__The problem__
Omit all pictures, then retype the data exactly as given.

++++++++++

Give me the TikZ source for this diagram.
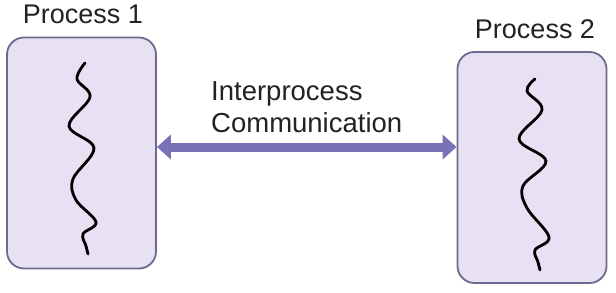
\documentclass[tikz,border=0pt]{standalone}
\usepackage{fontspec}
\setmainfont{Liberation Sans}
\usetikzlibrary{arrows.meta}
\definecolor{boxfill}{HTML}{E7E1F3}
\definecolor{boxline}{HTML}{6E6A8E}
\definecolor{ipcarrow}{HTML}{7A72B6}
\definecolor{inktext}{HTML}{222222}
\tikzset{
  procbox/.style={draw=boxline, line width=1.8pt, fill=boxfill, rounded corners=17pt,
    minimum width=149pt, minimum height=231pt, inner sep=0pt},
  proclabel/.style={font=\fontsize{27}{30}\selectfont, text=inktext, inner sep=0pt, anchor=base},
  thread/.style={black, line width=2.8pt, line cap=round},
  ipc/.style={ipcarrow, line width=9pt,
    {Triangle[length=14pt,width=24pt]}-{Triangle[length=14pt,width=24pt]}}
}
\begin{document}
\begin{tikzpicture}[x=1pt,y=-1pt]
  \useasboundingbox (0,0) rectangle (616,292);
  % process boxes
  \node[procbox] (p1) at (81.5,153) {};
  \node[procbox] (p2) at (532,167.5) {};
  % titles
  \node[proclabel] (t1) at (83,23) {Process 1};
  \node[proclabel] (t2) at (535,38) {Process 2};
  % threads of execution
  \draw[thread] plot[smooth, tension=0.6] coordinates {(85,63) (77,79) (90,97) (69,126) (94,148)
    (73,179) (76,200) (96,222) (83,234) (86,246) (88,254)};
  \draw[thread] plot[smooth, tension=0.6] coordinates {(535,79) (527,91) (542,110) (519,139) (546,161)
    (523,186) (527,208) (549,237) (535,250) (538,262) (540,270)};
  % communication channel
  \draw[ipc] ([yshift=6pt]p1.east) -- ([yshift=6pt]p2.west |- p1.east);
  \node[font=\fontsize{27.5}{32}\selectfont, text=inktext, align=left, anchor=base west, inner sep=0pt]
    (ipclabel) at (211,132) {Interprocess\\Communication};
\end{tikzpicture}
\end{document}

++++++++++

__Response__
Give me the TikZ source for this diagram.
\documentclass[tikz,border=0pt]{standalone}
\usepackage{fontspec}
\setmainfont{Liberation Sans}
\usetikzlibrary{arrows.meta}
\definecolor{boxfill}{HTML}{E7E1F3}
\definecolor{boxline}{HTML}{6E6A8E}
\definecolor{ipcarrow}{HTML}{7A72B6}
\definecolor{inktext}{HTML}{222222}
\tikzset{
  procbox/.style={draw=boxline, line width=1.8pt, fill=boxfill, rounded corners=17pt,
    minimum width=149pt, minimum height=231pt, inner sep=0pt},
  proclabel/.style={font=\fontsize{27}{30}\selectfont, text=inktext, inner sep=0pt, anchor=base},
  thread/.style={black, line width=2.8pt, line cap=round},
  ipc/.style={ipcarrow, line width=9pt,
    {Triangle[length=14pt,width=24pt]}-{Triangle[length=14pt,width=24pt]}}
}
\begin{document}
\begin{tikzpicture}[x=1pt,y=-1pt]
  \useasboundingbox (0,0) rectangle (616,292);
  % process boxes
  \node[procbox] (p1) at (81.5,153) {};
  \node[procbox] (p2) at (532,167.5) {};
  % titles
  \node[proclabel] (t1) at (83,23) {Process 1};
  \node[proclabel] (t2) at (535,38) {Process 2};
  % threads of execution
  \draw[thread] plot[smooth, tension=0.6] coordinates {(85,63) (77,79) (90,97) (69,126) (94,148)
    (73,179) (76,200) (96,222) (83,234) (86,246) (88,254)};
  \draw[thread] plot[smooth, tension=0.6] coordinates {(535,79) (527,91) (542,110) (519,139) (546,161)
    (523,186) (527,208) (549,237) (535,250) (538,262) (540,270)};
  % communication channel
  \draw[ipc] ([yshift=6pt]p1.east) -- ([yshift=6pt]p2.west |- p1.east);
  \node[font=\fontsize{27.5}{32}\selectfont, text=inktext, align=left, anchor=base west, inner sep=0pt]
    (ipclabel) at (211,132) {Interprocess\\Communication};
\end{tikzpicture}
\end{document}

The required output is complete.